Prof Li Defeng, director of Centre for Studies of Translation, Interpreting and Cognition, Faculty of Arts and Humanities, has been elected president of the World Interpreter and Translator Training Association (WITTA) at the organisation’s First Congress and Inaugural General Assembly held in Guangzhou.
The newly founded WITTA is an international non-governmental and non-profit organisation dedicated to bringing together industrial and academic institutes to promote interpreter and translator training worldwide. The association has 40 founding institutions from around the world, including top universities providing translation and interpreting programmes, such as University College London, the University of Westminster, the University of Leeds, Durham University, the University of Essex, the University of Ottawa, the University of Melbourne, Macquarie University, Nanyang Technological University, the City University of Hong Kong, Hong Kong Baptist University, the Chinese University of Hong Kong, the University of Macau, Guangdong University of Foreign Studies, Beijing Foreign Studies University, Beijing Language and Culture University, as well as major translation and interpreting service providers, publishers and academic journals, such as The Translator and Interpreter Trainer and Chinese Translators’ Journal.
Senior advisers to the association include Prof Hannelore Lee-Jahnke, lifetime honorary president of International Standing Conference of the University Institutes of Translators and Interpreters (CIUTI); Mr Henry Liu, president of the International Federation of Translators (FIT); Prof Huang Youyi, director of China National Committee for Translation and Interpreting Education and vice president of the Translators Association of China (TAC); Prof Anthony Pym, former president of the European Society for Translation Studies; Prof Zhong Weihe, president of Guangdong University of Foreign Studies; Prof Arnt Lykke Jakobsen, president of the European Society for Translation Studies; Prof Martin Fostner, former secretary general of CIUTI; Prof Douglas Robinson from Hong Kong Baptist University; Prof Chai Mingjiong from Shanghai International Studies University; Prof Dorothy Kelly, editor of The Interpreter and Translator Trainer; and Prof Lawrence Wong from the Chinese University of Hong Kong.

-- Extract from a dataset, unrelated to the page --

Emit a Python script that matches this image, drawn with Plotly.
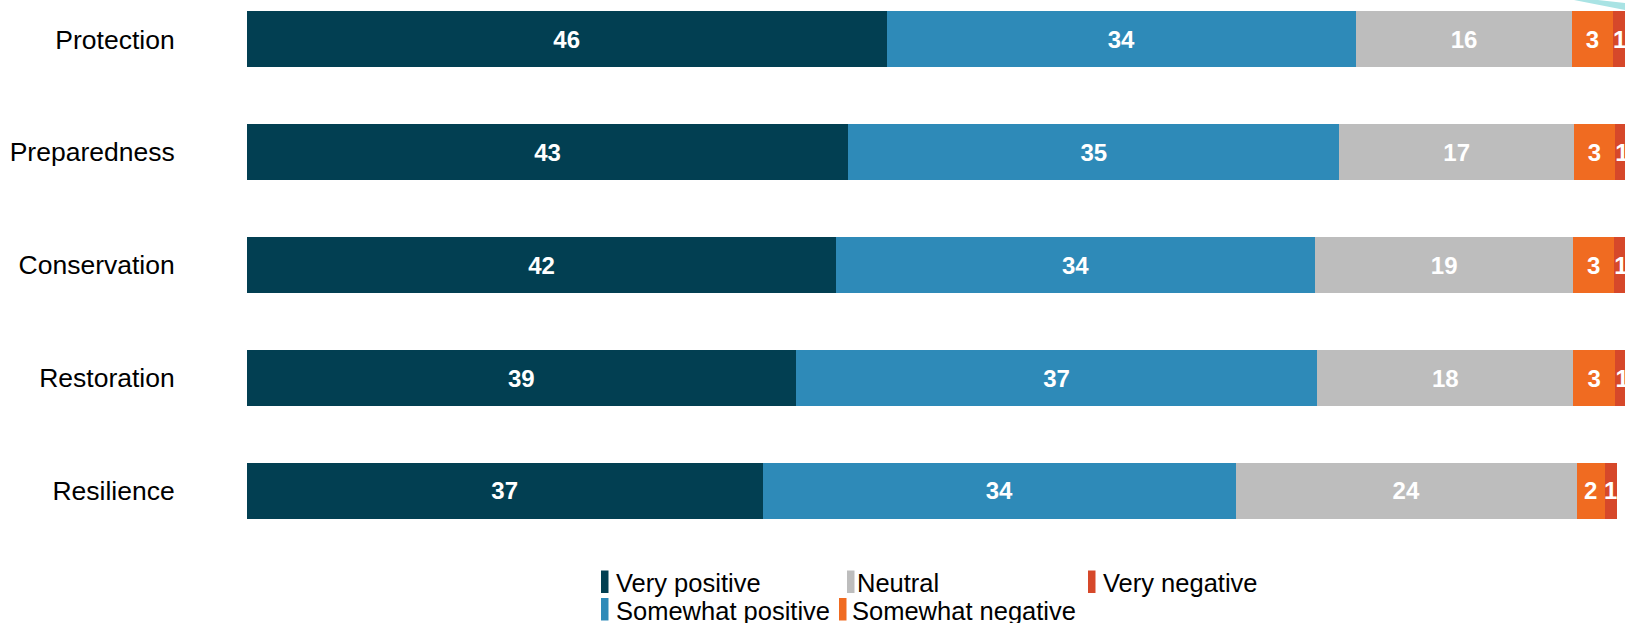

Speaking at the congress, Prof Li Defeng indicated that since the beginning of the 21st century, translation and interpreting education has been developing rapidly and has achieved remarkable progress while facing various challenges, such as the great gap between demand and supply in the translation industry. WITTA was set up to address these challenges by promoting international exchange, interdisciplinary collaboration, and commercialisation of research results. ‘As leaders and active researchers in our institutions and our field of research, we came to Guangzhou to build and strengthen ties and partnerships, share experience, and assess pertinent interpreter and translator training developments that have occurred in these years,” said Prof Li.
Over 100 experts and scholars of translation education from the United States, the United Kingdom, Canada, Australia, Russia, Singapore, Switzerland, Germany, Japan, South Korea, mainland China, Hong Kong, Macao, and Taiwan attended the congress and assembly. Topics discussed during the congress include the current trends of translator training, the new ways and approaches of training translation and interpreting students, development and assessment of translation competence (especially critical thinking abilities in translation students), new research methods of translation training and translation studies, government-university-industry collaboration, and innovation in translation and interpreting education.The next WITTA Congress will be held at the University of Westminster, UK, in 2018.